Steve M, you had it right the first time: hose not house.

I don't think it's prudent to turn to your anxieties for their predictive qualities. The dynamics that render the Hose, uh, House close to unobtainable are materially distinct from those that make the Senate more than get-able.

Steve M. said...

The Senate is definitely up for grabs, but Democratic voters haven't cared about flipping a house of Congress, or defending one, since they regained the White House, and probably won't this time. Mark Kirk and Ron Johnson might go down, but I bet Ayotte and Toomey survive, and I bet Dems blow Florida and Nevada. I blame Dem voters and I blame party leadership, which won't make the case for why Congress, governorships,. or state legislatures are important.

biz5th said...

Ticket splitting doesn't happen much any more. It's hard to imagine a voter in New Hampshire who will vote for Clinton and then vote either for Ayotte or no one.

And Trump may fade away, but his blueprint to a GOP majority will be tweaked and adopted by others.

mlbxxxxxx said...

So you embark on a (very successful) "Southern Strategy," turn the South from solid D to solid R, and are shocked when you find yourself in bed with "throwbacks to Jim Crow." I mean, who saw that coming? And you're shocked those "throwbacks" won't play nice.

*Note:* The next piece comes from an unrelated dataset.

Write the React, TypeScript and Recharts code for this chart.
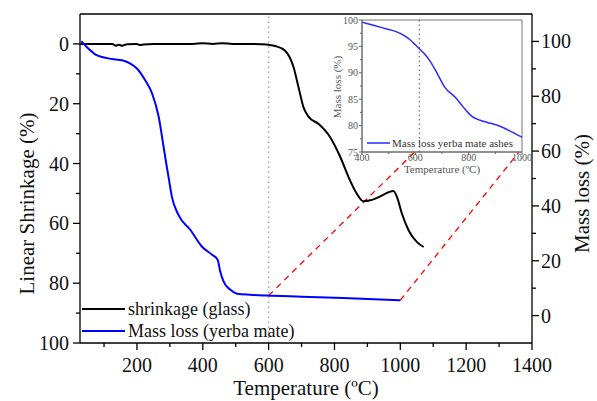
import React from 'react';
import { LineChart, Line, XAxis, YAxis, ReferenceLine, ReferenceArea, Legend, Label } from 'recharts';

// ---------- data ----------
const shrinkTemp = [28, 60, 100, 125, 135, 145, 155, 170, 200, 210, 220, 250, 300, 370, 400, 430, 460, 490, 520, 550, 575, 600, 620, 650, 676, 691, 706, 721, 752, 787, 818, 843, 868, 888, 909, 939, 964, 979, 990, 1005, 1025, 1050, 1071];
const shrinkValue = [0, 0, 0, 0, 0.6, 0.3, 0.6, 0.1, 0, 0.4, 0.2, 0, 0, 0, -0.2, 0, -0.2, 0, 0, 0, 0.1, 0.3, 0.7, 2.3, 7.9, 14.6, 21.2, 24.3, 26.8, 31.2, 37.9, 44.6, 50.1, 52.6, 52.3, 51, 49.6, 49.2, 51.2, 56.8, 62.3, 66.2, 67.9];

const massTemp = [31, 53, 73, 94, 124, 155, 180, 200, 225, 246, 266, 281, 291, 296, 306, 326, 362, 397, 428, 445, 453, 463, 483, 504, 544, 595, 700, 827, 920, 1000];
const massValue = [100.1, 97.3, 95.3, 94.3, 93.6, 93.1, 91.9, 90.1, 85.8, 81, 72.5, 61.5, 54, 50.5, 43.4, 36.7, 31.3, 25.2, 22.2, 20.4, 16.1, 12.5, 9.5, 8.0, 7.6, 7.3, 6.9, 6.4, 6.0, 5.6];

const ashTemp = [400, 450, 500, 528, 560, 579, 600, 614, 634, 654, 685, 710, 749, 780, 811, 843, 870, 905, 950, 1000];
const ashValue = [99.6, 98.9, 98.2, 97.8, 97.0, 96.3, 95.3, 94.6, 93.6, 92.3, 89.6, 87.3, 85.4, 83.5, 81.8, 81.0, 80.6, 80.1, 79.1, 77.8];

const seriesNames = ['shrinkage (glass)', 'Mass loss (yerba mate)'];
const insetName = 'Mass loss yerba mate ashes';

const xMajor = [200, 400, 600, 800, 1000, 1200, 1400];
const xMinor = [100, 300, 500, 700, 900, 1100, 1300];
const leftMajor = [0, 20, 40, 60, 80, 100];
const leftMinor = [10, 30, 50, 70, 90];
const rightMajor = [0, 20, 40, 60, 80, 100];
const rightMinor = [10, 30, 50, 70, 90];
const insetXMajor = [400, 600, 800, 1000];
const insetXMinor = [500, 700, 900];
const insetYMajor = [75, 80, 85, 90, 95, 100];
const insetYMinor = [77.5, 82.5, 87.5, 92.5, 97.5];

const markerTemp = 600;
const insetMarkerTemp = 615;
const zoomFrom = [{ t: 600, m: 7.3 }, { t: 1000, m: 5.6 }];
const zoomTo = [{ t: 1043, m: 59.6 }, { t: 1360, m: 59.6 }];

const shrinkData = shrinkTemp.map((t, i) => ({ t, v: shrinkValue[i] }));
const massData = massTemp.map((t, i) => ({ t, v: massValue[i] }));
const ashData = ashTemp.map((t, i) => ({ t, v: ashValue[i] }));

const FONT = '"Liberation Serif", "Times New Roman", "DejaVu Serif", serif';

type TickOpts = {
  orient: 'bottom' | 'top' | 'left' | 'right';
  majors: number[];
  major: number;
  minor: number;
  labels: boolean;
  fontSize: number;
  color: string;
  gap: number;
  baseline: number;
  lineColor: string;
  lineWidth: number;
};

const makeTick = (o: TickOpts) => (props: any) => {
  const { x, y, payload } = props;
  const v = payload.value;
  const isMajor = o.majors.some((m) => Math.abs(m - v) < 1e-6);
  const len = isMajor ? o.major : o.minor;
  let line: any = null;
  let text: any = null;
  const ts = { fontFamily: FONT, fontSize: o.fontSize, fill: o.color };
  if (o.orient === 'bottom') {
    line = <line x1={x} x2={x} y1={y} y2={y + len} stroke={o.lineColor} strokeWidth={o.lineWidth} />;
    if (isMajor && o.labels) text = <text x={x} y={y + o.baseline} textAnchor="middle" style={ts}>{v}</text>;
  } else if (o.orient === 'top') {
    line = <line x1={x} x2={x} y1={y} y2={y - len} stroke={o.lineColor} strokeWidth={o.lineWidth} />;
  } else if (o.orient === 'left') {
    line = <line x1={x} x2={x - len} y1={y} y2={y} stroke={o.lineColor} strokeWidth={o.lineWidth} />;
    if (isMajor && o.labels) text = <text x={x - o.gap} y={y + o.baseline} textAnchor="end" style={ts}>{v}</text>;
  } else {
    line = <line x1={x} x2={x + len} y1={y} y2={y} stroke={o.lineColor} strokeWidth={o.lineWidth} />;
    if (isMajor && o.labels) text = <text x={x + o.gap} y={y + o.baseline} textAnchor="start" style={ts}>{v}</text>;
  }
  return <g>{line}{text}</g>;
};

const mainTickBase = { major: 7, minor: 4, fontSize: 20, color: '#111', lineColor: '#000', lineWidth: 1.3 };
const bottomTick = makeTick({ ...mainTickBase, orient: 'bottom', majors: xMajor, labels: true, gap: 0, baseline: 29 });
const topTick = makeTick({ ...mainTickBase, orient: 'top', majors: xMajor, labels: false, gap: 0, baseline: 0 });
const leftTick = makeTick({ ...mainTickBase, orient: 'left', majors: leftMajor, labels: true, gap: 11, baseline: 7 });
const rightTick = makeTick({ ...mainTickBase, orient: 'right', majors: rightMajor, labels: true, gap: 9, baseline: 7 });

const insetBase = { major: 3, minor: 2, fontSize: 10, color: '#555', lineColor: '#666', lineWidth: 1 };
const insetBottomTick = makeTick({ ...insetBase, orient: 'bottom', majors: insetXMajor, labels: true, gap: 0, baseline: 9 });
const insetLeftTick = makeTick({ ...insetBase, orient: 'left', majors: insetYMajor, labels: true, gap: 4, baseline: 3.5 });

const lineColors = ['#000000', '#0000ff'];

const MainLegend = () => (
  <div style={{ fontFamily: FONT, fontSize: 18, color: '#111', lineHeight: '22px' }}>
    {seriesNames.map((name, i) => (
      <div key={name} style={{ display: 'flex', alignItems: 'center', height: 22, whiteSpace: 'nowrap' }}>
        <svg width={44} height={4} style={{ marginRight: 2, display: 'block' }}>
          <line x1={0} x2={43} y1={2} y2={2} stroke={lineColors[i]} strokeWidth={2} />
        </svg>
        <span>{name}</span>
      </div>
    ))}
  </div>
);

const InsetLegend = () => (
  <div style={{ fontFamily: FONT, fontSize: 11, color: '#333', lineHeight: '14px' }}>
    <div style={{ display: 'flex', alignItems: 'center', height: 14, whiteSpace: 'nowrap' }}>
      <svg width={24} height={4} style={{ marginRight: 1, display: 'block' }}>
        <line x1={0} x2={23} y1={2} y2={2} stroke="#2a2aff" strokeWidth={1.5} />
      </svg>
      <span>{insetName}</span>
    </div>
  </div>
);

export default function App() {
  return (
    <div style={{ position: 'absolute', left: 0, top: 0, width: 597, height: 401, background: '#fff' }}>
      <LineChart width={597} height={401} margin={{ top: 0, right: 0, bottom: 0, left: 0 }}>
        <XAxis
          xAxisId="b"
          dataKey="t"
          type="number"
          domain={[27, 1400]}
          ticks={[...xMinor, ...xMajor].sort((a, b) => a - b)}
          interval={0}
          height={58}
          tickSize={0}
          tickMargin={0}
          tickLine={false}
          tick={bottomTick}
          axisLine={{ stroke: '#000', strokeWidth: 1.3 }}
          allowDuplicatedCategory={false}
        >
          <Label value="Temperature (ºC)" position="center" dy={16} style={{ fontFamily: FONT, fontSize: 21, fill: '#111' }} />
        </XAxis>
        <XAxis
          xAxisId="t"
          orientation="top"
          dataKey="t"
          type="number"
          domain={[27, 1400]}
          ticks={[...xMinor, ...xMajor].sort((a, b) => a - b)}
          interval={0}
          height={14}
          tickSize={0}
          tickMargin={0}
          tickLine={false}
          tick={topTick}
          axisLine={{ stroke: '#000', strokeWidth: 1.3 }}
        />
        <YAxis
          yAxisId="left"
          type="number"
          domain={[-10, 100]}
          reversed
          ticks={[...leftMinor, ...leftMajor].sort((a, b) => a - b)}
          interval={0}
          width={80}
          tickSize={0}
          tickMargin={0}
          tickLine={false}
          tick={leftTick}
          axisLine={{ stroke: '#000', strokeWidth: 1.3 }}
        >
          <Label value="Linear Shrinkage (%)" angle={-90} position="center" dx={-13.5} dy={25} style={{ fontFamily: FONT, fontSize: 21, fill: '#111', textAnchor: 'middle' }} />
        </YAxis>
        <YAxis
          yAxisId="right"
          orientation="right"
          type="number"
          domain={[-10, 110]}
          ticks={[...rightMinor, ...rightMajor].sort((a, b) => a - b)}
          interval={0}
          width={65}
          tickSize={0}
          tickMargin={0}
          tickLine={false}
          tick={rightTick}
          axisLine={{ stroke: '#000', strokeWidth: 1.3 }}
        >
          <Label value="Mass loss (%)" angle={-90} position="center" dx={17} dy={15} style={{ fontFamily: FONT, fontSize: 21, fill: '#111', textAnchor: 'middle' }} />
        </YAxis>
        <ReferenceLine xAxisId="b" yAxisId="left" x={markerTemp} stroke="#999" strokeWidth={1.2} strokeDasharray="1.5 3.5" />
        {zoomFrom.map((p, i) => (
          <ReferenceLine
            key={i}
            xAxisId="b"
            yAxisId="right"
            segment={[{ x: p.t, y: p.m }, { x: zoomTo[i].t, y: zoomTo[i].m }]}
            stroke="#ff0000"
            strokeWidth={1.3}
            strokeDasharray="6 5"
          />
        ))}
        <Line
          xAxisId="b"
          yAxisId="left"
          data={shrinkData}
          dataKey="v"
          name={seriesNames[0]}
          type="monotone"
          stroke={lineColors[0]}
          strokeWidth={2}
          dot={false}
          isAnimationActive={false}
        />
        <Line
          xAxisId="b"
          yAxisId="right"
          data={massData}
          dataKey="v"
          name={seriesNames[1]}
          type="monotone"
          stroke={lineColors[1]}
          strokeWidth={2}
          dot={false}
          isAnimationActive={false}
        />
        <Legend
          layout="vertical"
          align="center"
          verticalAlign="middle"
          content={MainLegend}
          wrapperStyle={{ left: 82, top: 298, width: 'auto', height: 'auto' }}
        />
      </LineChart>

      <div style={{ position: 'absolute', left: 330, top: 10, width: 212, height: 172 }}>
        <LineChart width={212} height={172} margin={{ top: 10, right: 20, bottom: 0, left: 0 }}>
          <XAxis
            dataKey="t"
            type="number"
            domain={[400, 1000]}
            ticks={[...insetXMinor, ...insetXMajor].sort((a, b) => a - b)}
            interval={0}
            height={30}
            tickSize={0}
            tickMargin={0}
            tickLine={false}
            tick={insetBottomTick}
            axisLine={{ stroke: '#666', strokeWidth: 1 }}
          >
            <Label value="Temperature (ºC)" position="center" dy={2} style={{ fontFamily: FONT, fontSize: 11, fill: '#555' }} />
          </XAxis>
          <YAxis
            type="number"
            domain={[75, 100]}
            ticks={[...insetYMinor, ...insetYMajor].sort((a, b) => a - b)}
            interval={0}
            width={32}
            tickSize={0}
            tickMargin={0}
            tickLine={false}
            tick={insetLeftTick}
            axisLine={{ stroke: '#666', strokeWidth: 1 }}
          >
            <Label value="Mass loss (%)" angle={-90} position="center" dx={-8.5} dy={1} style={{ fontFamily: FONT, fontSize: 11, fill: '#555', textAnchor: 'middle' }} />
          </YAxis>
          <ReferenceArea x1={400} x2={1000} y1={75} y2={100} fill="none" fillOpacity={0} stroke="#777" strokeWidth={1} />
          <ReferenceLine x={insetMarkerTemp} stroke="#555" strokeWidth={1} strokeDasharray="1.5 3" />
          <Line
            data={ashData}
            dataKey="v"
            name={insetName}
            type="monotone"
            stroke="#2a2aff"
            strokeWidth={1.5}
            dot={false}
            isAnimationActive={false}
          />
          <Legend
            layout="vertical"
            align="center"
            verticalAlign="middle"
            content={InsetLegend}
            wrapperStyle={{ left: 37, top: 126, width: 'auto', height: 'auto' }}
          />
        </LineChart>
      </div>
    </div>
  );
}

LOL covers a lot of my response to the Right these days. At least they are good for amusement, mordant though it may be.

ploeg said...

The Republicans will need to appease Trump in some way, shape, or form, or he will fuss and fume and try to take revenge. And as hard as it will be for the Republicans to lose the House or the Senate this year, they won't be in a mood to take any chances on it. For the Republicans, winning the White House would be nice; retaining Congress is essential. Perhaps Trump will be tired enough of the whole thing that they can interest him in some bauble other than the nomination; if so, so much the better for them. Otherwise, if they have to let Trump have the nomination in the end to keep him inside the tent pissing out, that's what they have to do. If it comes down to it, Cruz voters will vote with the team come the fall regardless of what happens. Trump voters, perhaps not.